╭─ Stored data

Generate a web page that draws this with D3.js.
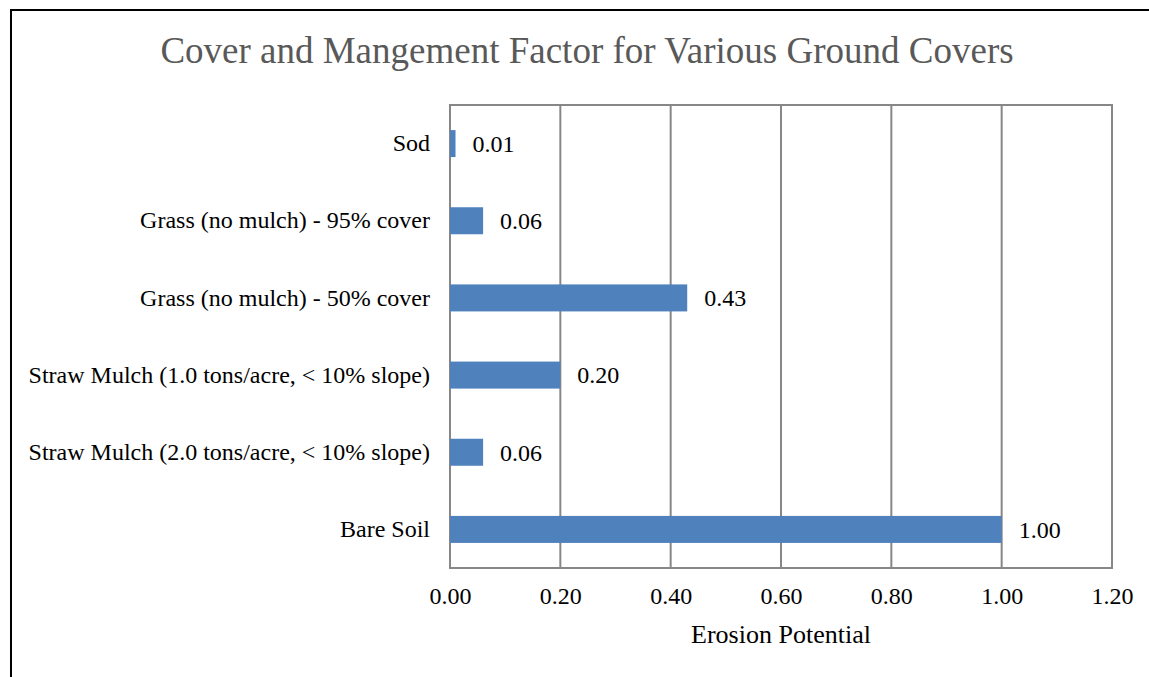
<!DOCTYPE html>
<html>
<head>
<meta charset="utf-8">
<script src="https://cdn.jsdelivr.net/npm/d3@7"></script>
<style>
  html, body { margin: 0; padding: 0; background: #fff; }
  svg { display: block; }
  text { font-family: "Liberation Serif", "Times New Roman", serif; }
</style>
</head>
<body>
<script>
// Cover and management factor (C) by ground cover
const categories = [
  "Sod",
  "Grass (no mulch) - 95% cover",
  "Grass (no mulch) - 50% cover",
  "Straw Mulch (1.0 tons/acre, < 10% slope)",
  "Straw Mulch (2.0 tons/acre, < 10% slope)",
  "Bare Soil"
];
const values = [0.01, 0.06, 0.43, 0.20, 0.06, 1.00];
const xTicks = [0, 0.2, 0.4, 0.6, 0.8, 1.0, 1.2];
const title = "Cover and Mangement Factor for Various Ground Covers";
const xTitle = "Erosion Potential";

const W = 1149, H = 677;
const plot = { left: 450, right: 1112, top: 105, bottom: 568 };

const svg = d3.select("body").append("svg").attr("width", W).attr("height", H);

// outer frame (top and left edges visible)
svg.append("rect")
  .attr("x", 11).attr("y", 10)
  .attr("width", W + 20).attr("height", H + 20)
  .attr("fill", "none").attr("stroke", "#000").attr("stroke-width", 2);

const x = d3.scaleLinear().domain([0, 1.2]).range([plot.left, plot.right]);
const y = d3.scaleBand().domain(categories).range([plot.top, plot.bottom]).paddingInner(0.65).paddingOuter(0.325);

// vertical gridlines
svg.append("g").selectAll("line").data(xTicks).join("line")
  .attr("x1", d => x(d)).attr("x2", d => x(d))
  .attr("y1", plot.top).attr("y2", plot.bottom)
  .attr("stroke", "#878787").attr("stroke-width", 2);

// plot frame
svg.append("rect")
  .attr("x", plot.left).attr("y", plot.top)
  .attr("width", plot.right - plot.left).attr("height", plot.bottom - plot.top)
  .attr("fill", "none").attr("stroke", "#878787").attr("stroke-width", 2);

// bars
svg.append("g").selectAll("rect").data(categories).join("rect")
  .attr("x", x(0))
  .attr("y", d => y(d))
  .attr("width", (d, i) => x(values[i]) - x(0))
  .attr("height", y.bandwidth())
  .attr("fill", "#4F81BD");

// value labels
svg.append("g").selectAll("text").data(categories).join("text")
  .attr("x", (d, i) => x(values[i]) + 17)
  .attr("y", d => y(d) + y.bandwidth() / 2)
  .attr("dy", "0.35em")
  .attr("font-size", 24)
  .attr("fill", "#000")
  .text((d, i) => d3.format(".2f")(values[i]));

// category axis labels
const yAxis = d3.axisLeft(y).tickSize(0).tickPadding(20);
const gy = svg.append("g").attr("transform", `translate(${plot.left},0)`).call(yAxis);
gy.select(".domain").remove();
gy.selectAll("text")
  .attr("font-size", 24)
  .attr("font-family", "Liberation Serif, Times New Roman, serif")
  .attr("fill", "#000");

// value axis labels
const xAxis = d3.axisBottom(x).tickValues(xTicks).tickFormat(d3.format(".2f")).tickSize(0).tickPadding(0);
const gx = svg.append("g").attr("transform", `translate(0,${plot.bottom})`).call(xAxis);
gx.select(".domain").remove();
gx.selectAll("text")
  .attr("y", 36).attr("dy", null)
  .attr("font-size", 24)
  .attr("font-family", "Liberation Serif, Times New Roman, serif")
  .attr("fill", "#000");

// axis title
svg.append("text")
  .attr("x", (plot.left + plot.right) / 2).attr("y", 643)
  .attr("text-anchor", "middle").attr("font-size", 26)
  .attr("fill", "#000")
  .text(xTitle);

// chart title
svg.append("text")
  .attr("x", 587).attr("y", 63)
  .attr("text-anchor", "middle").attr("font-size", 37)
  .attr("fill", "#595959")
  .text(title);
</script>
</body>
</html>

╰─

• _Task directions_:
Reproduce the material above verbatim; omit every picture.

• _Final result_:
Generate a web page that draws this with D3.js.
<!DOCTYPE html>
<html>
<head>
<meta charset="utf-8">
<script src="https://cdn.jsdelivr.net/npm/d3@7"></script>
<style>
  html, body { margin: 0; padding: 0; background: #fff; }
  svg { display: block; }
  text { font-family: "Liberation Serif", "Times New Roman", serif; }
</style>
</head>
<body>
<script>
// Cover and management factor (C) by ground cover
const categories = [
  "Sod",
  "Grass (no mulch) - 95% cover",
  "Grass (no mulch) - 50% cover",
  "Straw Mulch (1.0 tons/acre, < 10% slope)",
  "Straw Mulch (2.0 tons/acre, < 10% slope)",
  "Bare Soil"
];
const values = [0.01, 0.06, 0.43, 0.20, 0.06, 1.00];
const xTicks = [0, 0.2, 0.4, 0.6, 0.8, 1.0, 1.2];
const title = "Cover and Mangement Factor for Various Ground Covers";
const xTitle = "Erosion Potential";

const W = 1149, H = 677;
const plot = { left: 450, right: 1112, top: 105, bottom: 568 };

const svg = d3.select("body").append("svg").attr("width", W).attr("height", H);

// outer frame (top and left edges visible)
svg.append("rect")
  .attr("x", 11).attr("y", 10)
  .attr("width", W + 20).attr("height", H + 20)
  .attr("fill", "none").attr("stroke", "#000").attr("stroke-width", 2);

const x = d3.scaleLinear().domain([0, 1.2]).range([plot.left, plot.right]);
const y = d3.scaleBand().domain(categories).range([plot.top, plot.bottom]).paddingInner(0.65).paddingOuter(0.325);

// vertical gridlines
svg.append("g").selectAll("line").data(xTicks).join("line")
  .attr("x1", d => x(d)).attr("x2", d => x(d))
  .attr("y1", plot.top).attr("y2", plot.bottom)
  .attr("stroke", "#878787").attr("stroke-width", 2);

// plot frame
svg.append("rect")
  .attr("x", plot.left).attr("y", plot.top)
  .attr("width", plot.right - plot.left).attr("height", plot.bottom - plot.top)
  .attr("fill", "none").attr("stroke", "#878787").attr("stroke-width", 2);

// bars
svg.append("g").selectAll("rect").data(categories).join("rect")
  .attr("x", x(0))
  .attr("y", d => y(d))
  .attr("width", (d, i) => x(values[i]) - x(0))
  .attr("height", y.bandwidth())
  .attr("fill", "#4F81BD");

// value labels
svg.append("g").selectAll("text").data(categories).join("text")
  .attr("x", (d, i) => x(values[i]) + 17)
  .attr("y", d => y(d) + y.bandwidth() / 2)
  .attr("dy", "0.35em")
  .attr("font-size", 24)
  .attr("fill", "#000")
  .text((d, i) => d3.format(".2f")(values[i]));

// category axis labels
const yAxis = d3.axisLeft(y).tickSize(0).tickPadding(20);
const gy = svg.append("g").attr("transform", `translate(${plot.left},0)`).call(yAxis);
gy.select(".domain").remove();
gy.selectAll("text")
  .attr("font-size", 24)
  .attr("font-family", "Liberation Serif, Times New Roman, serif")
  .attr("fill", "#000");

// value axis labels
const xAxis = d3.axisBottom(x).tickValues(xTicks).tickFormat(d3.format(".2f")).tickSize(0).tickPadding(0);
const gx = svg.append("g").attr("transform", `translate(0,${plot.bottom})`).call(xAxis);
gx.select(".domain").remove();
gx.selectAll("text")
  .attr("y", 36).attr("dy", null)
  .attr("font-size", 24)
  .attr("font-family", "Liberation Serif, Times New Roman, serif")
  .attr("fill", "#000");

// axis title
svg.append("text")
  .attr("x", (plot.left + plot.right) / 2).attr("y", 643)
  .attr("text-anchor", "middle").attr("font-size", 26)
  .attr("fill", "#000")
  .text(xTitle);

// chart title
svg.append("text")
  .attr("x", 587).attr("y", 63)
  .attr("text-anchor", "middle").attr("font-size", 37)
  .attr("fill", "#595959")
  .text(title);
</script>
</body>
</html>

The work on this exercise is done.